Republicans have also been struggling with their internal psychodrama over earmarks (specific projects requested by individual members of Congress and included in a larger spending bill). They have typically proven quite handy for congressional leaders trying to line up votes on, say, various appropriations bills. But some of the projects have seemed absurd, unnecessary, or corrupt, and the last time the GOP took the House from Democrats, in 2011, they banned earmarks, after endlessly decrying them in the midterms campaign.

But in 2021, House Republicans voted to allow their members to ask for earmarks again (since the Democrat-controlled House had brought them back). And after the midterms, last November, Republicans voted in an internal meeting to keep earmarks around, 158 to 52. The anti-earmark fever has clearly broken in the post-Trump era.

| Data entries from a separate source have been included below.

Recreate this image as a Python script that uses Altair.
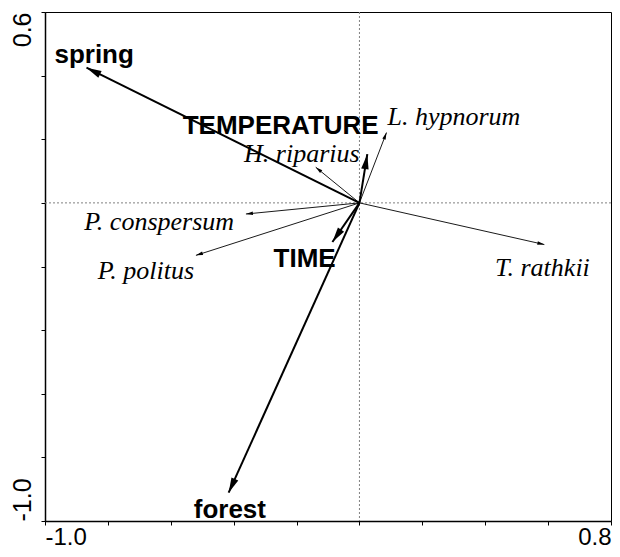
import altair as alt
import pandas as pd

# Environmental variables (arrow tips) and label anchors (left edge, baseline)
env_names = ["spring", "TEMPERATURE", "TIME", "forest"]
env_x = [-0.868, 0.025, -0.086, -0.416]
env_y = [0.425, 0.153, -0.123, -0.911]
env_label_x = [-0.970, -0.562, -0.273, -0.527]
env_label_y = [0.440, 0.216, -0.202, -0.992]

# Species (arrow tips) and label anchors
sp_names = ["L. hypnorum", "H. riparius", "P. conspersum", "P. politus", "T. rathkii"]
sp_x = [0.086, -0.139, -0.361, -0.520, 0.588]
sp_y = [0.221, 0.112, -0.035, -0.165, -0.131]
sp_label_x = [0.089, -0.367, -0.875, -0.832, 0.431]
sp_label_y = [0.244, 0.130, -0.085, -0.240, -0.230]

x_ticks = [-1.0, -0.8, -0.6, -0.4, -0.2, 0.0, 0.2, 0.4, 0.6, 0.8]
y_ticks = [-1.0, -0.8, -0.6, -0.4, -0.2, 0.0, 0.2, 0.4, 0.6]
x_shown = [(-1.0, "-1.0"), (0.8, "0.8")]
y_shown = [(-1.0, "-1.0"), (0.6, "0.6")]


def label_expr(shown):
    expr = "''"
    for v, t in reversed(shown):
        expr = f"abs(datum.value - ({v})) < 1e-6 ? '{t}' : {expr}"
    return expr


env = pd.DataFrame({"name": env_names, "x": env_x, "y": env_y,
                    "lx": env_label_x, "ly": env_label_y})
sp = pd.DataFrame({"name": sp_names, "x": sp_x, "y": sp_y,
                   "lx": sp_label_x, "ly": sp_label_y})

xscale = alt.Scale(domain=[-1.0, 0.8], nice=False, zero=False)
yscale = alt.Scale(domain=[-1.0, 0.6], nice=False, zero=False)

xaxis = alt.Axis(values=x_ticks, labelExpr=label_expr(x_shown), labelFlush=True,
                 grid=False, title=None, tickSize=4, labelFontSize=24,
                 labelFont="Liberation Sans", labelColor="black", domainColor="black",
                 tickColor="black", labelPadding=0, domainWidth=1.5, labelOverlap=False)
yaxis = alt.Axis(values=y_ticks, labelExpr=label_expr(y_shown), labelAngle=270,
                 labelAlign={"condition": {"test": "datum.value > 0", "value": "right"},
                             "value": "left"},
                 labelBaseline="alphabetic", grid=False, title=None, tickSize=4,
                 labelFontSize=25, labelFont="Liberation Sans", labelColor="black",
                 domainColor="black", tickColor="black", labelPadding=11,
                 domainWidth=1.5, labelOverlap=False)

base_x = alt.X("x:Q", scale=xscale, axis=xaxis)
base_y = alt.Y("y:Q", scale=yscale, axis=yaxis)

zero_df = pd.DataFrame({"z": [0.0]})
vline = alt.Chart(zero_df).mark_rule(color="#808080", strokeDash=[2, 2], strokeWidth=1).encode(
    x=alt.X("z:Q", scale=xscale, axis=xaxis))
hline = alt.Chart(zero_df).mark_rule(color="#808080", strokeDash=[2, 2], strokeWidth=1).encode(
    y=alt.Y("z:Q", scale=yscale, axis=yaxis))

head_path = "M0,0 L0.25,1 L-0.25,1 Z"
ang_expr = "(atan2(datum.x, datum.y) * 180 / PI + 360) % 360"

env_lines = alt.Chart(env).transform_calculate(o="0").mark_rule(
    color="black", strokeWidth=2).encode(x=base_x, y=base_y, x2="o:Q", y2="o:Q")
env_heads = alt.Chart(env).transform_calculate(ang=ang_expr).mark_point(
    shape=head_path, size=900, filled=True, opacity=1, color="black", strokeWidth=0
).encode(x=base_x, y=base_y, angle=alt.Angle("ang:Q", scale=None))
env_text = alt.Chart(env).mark_text(
    align="left", baseline="alphabetic", font="Liberation Sans", fontWeight="bold",
    fontSize=26, color="black"
).encode(x=alt.X("lx:Q", scale=xscale, axis=xaxis),
         y=alt.Y("ly:Q", scale=yscale, axis=yaxis), text="name:N")

sp_lines = alt.Chart(sp).transform_calculate(o="0").mark_rule(
    color="black", strokeWidth=0.9).encode(x=base_x, y=base_y, x2="o:Q", y2="o:Q")
sp_heads = alt.Chart(sp).transform_calculate(ang=ang_expr).mark_point(
    shape=head_path, size=196, filled=True, opacity=1, color="black", strokeWidth=0
).encode(x=base_x, y=base_y, angle=alt.Angle("ang:Q", scale=None))
sp_text = alt.Chart(sp).mark_text(
    align="left", baseline="alphabetic", font="Liberation Serif", fontStyle="italic",
    fontSize=26, color="black"
).encode(x=alt.X("lx:Q", scale=xscale, axis=xaxis),
         y=alt.Y("ly:Q", scale=yscale, axis=yaxis), text="name:N")

chart = alt.layer(vline, hline, sp_lines, sp_heads, env_lines, env_heads,
                  sp_text, env_text).properties(
    width=566, height=509,
    autosize=alt.AutoSizeParams(type="none"),
    padding={"left": 37, "top": 4, "right": 1, "bottom": 28},
    background="white",
).configure_view(stroke="black", strokeWidth=1)

chart.save("out.html", embed_options={"renderer": "svg", "actions": False})
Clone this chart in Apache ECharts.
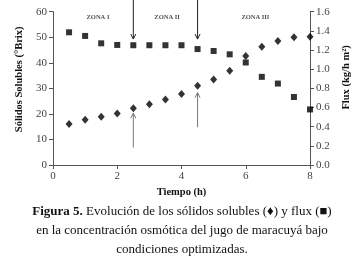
<!DOCTYPE html>
<html>
<head>
<meta charset="utf-8">
<script src="https://cdn.jsdelivr.net/npm/echarts@6/dist/echarts.min.js"></script>
<style>
  html, body { margin: 0; padding: 0; background: #fff; }
  #chart { width: 364px; height: 263px; }
</style>
</head>
<body>
<div id="chart"></div>
<script>
    // tiempo (h)
    var tiempo = [0.5, 1, 1.5, 2, 2.5, 3, 3.5, 4, 4.5, 5, 5.5, 6, 6.5, 7, 7.5, 8];
    // solidos solubles (°Brix) - eje izquierdo
    var solidos = [16, 17.7, 18.9, 20.2, 22.2, 23.8, 25.6, 27.8, 31.0, 33.5, 36.9, 42.7, 46.3, 48.5, 50.0, 50.2];
    // flux (kg/h m2) - eje derecho
    var flux = [1.385, 1.347, 1.27, 1.253, 1.25, 1.25, 1.25, 1.25, 1.21, 1.19, 1.155, 1.07, 0.92, 0.85, 0.71, 0.58];
    var zonas = ['ZONA I', 'ZONA II', 'ZONA III'];
    var zonaX = [1.4, 3.55, 6.3];
    // flechas: x, inicio y fin (en °Brix)
    var flechasX = [2.5, 2.5, 4.5, 4.5];
    var flechasDesde = [64.6, 6.8, 64.6, 14.8];
    var flechasHasta = [49.3, 20.3, 49.3, 28.3];
    var flechasColor = ['#222', '#777', '#222', '#777'];

    var serif = 'Liberation Serif';
    var myChart = echarts.init(document.getElementById('chart'));

    function pares(xs, ys) {
        return xs.map(function (x, i) { return [x, ys[i]]; });
    }

    var axisLine = { show: true, lineStyle: { color: '#555', width: 1 } };
    var axisTick = { show: true, inside: false, length: 4, lineStyle: { color: '#555' } };
    var label = { fontFamily: serif, fontSize: 11, color: '#444' };
    var nombre = { fontFamily: serif, fontSize: 10.5, fontWeight: 'bold', color: '#111' };

    var option = {
        animation: false,
        backgroundColor: '#fff',
        title: [
            {
                text: '{b|Figura 5.} Evolución de los sólidos solubles (♦) y flux (■)',
                left: 'center', top: 200,
                textStyle: {
                    fontFamily: serif, fontSize: 13, fontWeight: 'normal', color: '#111',
                    rich: { b: { fontFamily: serif, fontSize: 13, fontWeight: 'bold', color: '#111' } }
                }
            },
            {
                text: 'en la concentración osmótica del jugo de maracuyá bajo',
                left: 'center', top: 219,
                textStyle: { fontFamily: serif, fontSize: 13, fontWeight: 'normal', color: '#111' }
            },
            {
                text: 'condiciones optimizadas.',
                left: 'center', top: 238,
                textStyle: { fontFamily: serif, fontSize: 13, fontWeight: 'normal', color: '#111' }
            }
        ],
        grid: { left: 53, right: 54, top: 11.7, bottom: 98, containLabel: false },
        xAxis: {
            type: 'value', min: 0, max: 8, interval: 2,
            name: 'Tiempo (h)', nameLocation: 'middle', nameGap: 19,
            nameTextStyle: nombre,
            axisLine: axisLine, axisTick: axisTick,
            axisLabel: Object.assign({ margin: 6 }, label),
            splitLine: { show: false }
        },
        yAxis: [
            {
                type: 'value', min: 0, max: 60, interval: 10,
                name: 'Sólidos Solubles (°Brix)', nameLocation: 'middle', nameGap: 27,
                nameTextStyle: Object.assign({ padding: [0, 0, 0, 18] }, nombre),
                axisLine: axisLine, axisTick: axisTick,
                axisLabel: Object.assign({ margin: 6 }, label),
                splitLine: { show: false }
            },
            {
                type: 'value', min: 0, max: 1.6, interval: 0.2, position: 'right',
                name: 'Flux (kg/h m²)', nameLocation: 'middle', nameGap: 31, nameRotate: 90,
                nameTextStyle: Object.assign({ padding: [0, 0, 0, 22] }, nombre),
                axisLine: axisLine, axisTick: axisTick,
                axisLabel: Object.assign({ margin: 6, formatter: function (v) { return v.toFixed(1); } }, label),
                splitLine: { show: false }
            }
        ],
        series: [
            {
                name: 'Sólidos', type: 'scatter', yAxisIndex: 0,
                symbol: 'diamond', symbolSize: [7, 8],
                itemStyle: { color: '#000' },
                data: pares(tiempo, solidos)
            },
            {
                name: 'Flux', type: 'scatter', yAxisIndex: 1,
                symbol: 'rect', symbolSize: 6,
                itemStyle: { color: '#000' },
                data: pares(tiempo, flux)
            },
            {
                name: 'Zonas', type: 'scatter', yAxisIndex: 0,
                symbolSize: 0, silent: true,
                data: zonaX.map(function (x) { return [x, 57.9]; }),
                label: {
                    show: true, position: 'inside',
                    formatter: function (p) { return zonas[p.dataIndex]; },
                    fontFamily: serif, fontSize: 6.5, fontWeight: 'bold', color: '#222'
                }
            }
        ]
    };

    myChart.setOption(option);

    // flechas dibujadas con la escala del grafico
    var graficos = [];
    flechasX.forEach(function (x, i) {
        var a = myChart.convertToPixel({ xAxisIndex: 0, yAxisIndex: 0 }, [x, flechasDesde[i]]);
        var b = myChart.convertToPixel({ xAxisIndex: 0, yAxisIndex: 0 }, [x, flechasHasta[i]]);
        var dir = b[1] > a[1] ? 1 : -1;
        var estilo = { stroke: flechasColor[i], lineWidth: 1, fill: null };
        graficos.push({
            type: 'line', silent: true,
            shape: { x1: a[0], y1: a[1], x2: b[0], y2: b[1] },
            style: estilo
        });
        graficos.push({
            type: 'polyline', silent: true,
            shape: { points: [[b[0] - 2.5, b[1] - dir * 5], [b[0], b[1]], [b[0] + 2.5, b[1] - dir * 5]] },
            style: estilo
        });
    });
    myChart.setOption({ graphic: graficos });
</script>
</body>
</html>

Still, some staunch opponents of the practice remain in the House GOP. And on Wednesday, according to Politico, McCarthy made “a concession to carve out any earmarks included in those [appropriations] packages for separate votes, though it’s unclear if they’d be voted on as one package or separately.” That change could also make those appropriations bills harder to pass.

5) Adding Freedom Caucus members to the House Rules Committee

The Rules Committee determines what will come to the House floor, when it will be brought, and how debate and amendments over it will proceed. In recent decades, it has essentially done the bidding of the speaker of the House — indeed, it’s one of the main sources of the speaker’s power over the chamber.

So handing over some committee seats to firebrand conservatives who have a tendency to try and muck up party leaders’ agenda would be quite a change. But per Politico, McCarthy “is prepared to” give the Freedom Caucus (the main organizing body of the House’s far right) two seats on the Rules Committee.

Now, in the previous Congress, under a similarly sized majority, Democrats allotted their party nine seats on the Rules Committee, and Republicans four seats. So if McCarthy sticks to that math, giving Republican hardliners two Rules seats might not be such a big deal — they couldn’t block anything even if they united with the minority, since the vote would be 7-6. According to Politico, though, “there is talk” about giving a third seat to another member aligned with the right. If he acquiesces, McCarthy may have basically handed over control of one of the speaker’s most powerful tools to hardliners.

6) Giving outside groups free rein in safe open primaries

Conservative activists have long resented the tendency of party leaders to try to support candidates they see as more “electable” — who are often more mainstream or moderate — in Republican primaries. Relatedly, party leaders have long resented conservative activists’ tendency to back extreme or controversial GOP primary candidates who are then at risk of losing the general election.

So it was interesting news on Wednesday night that the Club for Growth, a conservative anti-tax group that has long squabbled with GOP leaders over these primaries, announced an agreement with the Congressional Leadership Fund, a super PAC aligned with McCarthy. McCarthy’s allies pledged in a statement that they would “not spend in any open-seat primaries in safe Republican districts.”

Basically, this is a concession to the right that they’ll have free rein to back whoever they want in these contests without the establishment getting involved (though the super PAC can still spend to support incumbents or a favored candidate in a swing district primary).

But a safe seat can become competitive if the GOP nominee is too extreme or controversial, as Roy Moore found out in Alabama’s 2017 Senate special election. Candidate quality does matter, as Republicans found out when several of their extreme or scandal-plagued candidates lost House and Senate races in the most recent midterms. So this could hurt McCarthy’s chances of holding on to his slim margin in the House in 2024 at least somewhat. He simply doesn’t have many seats to lose.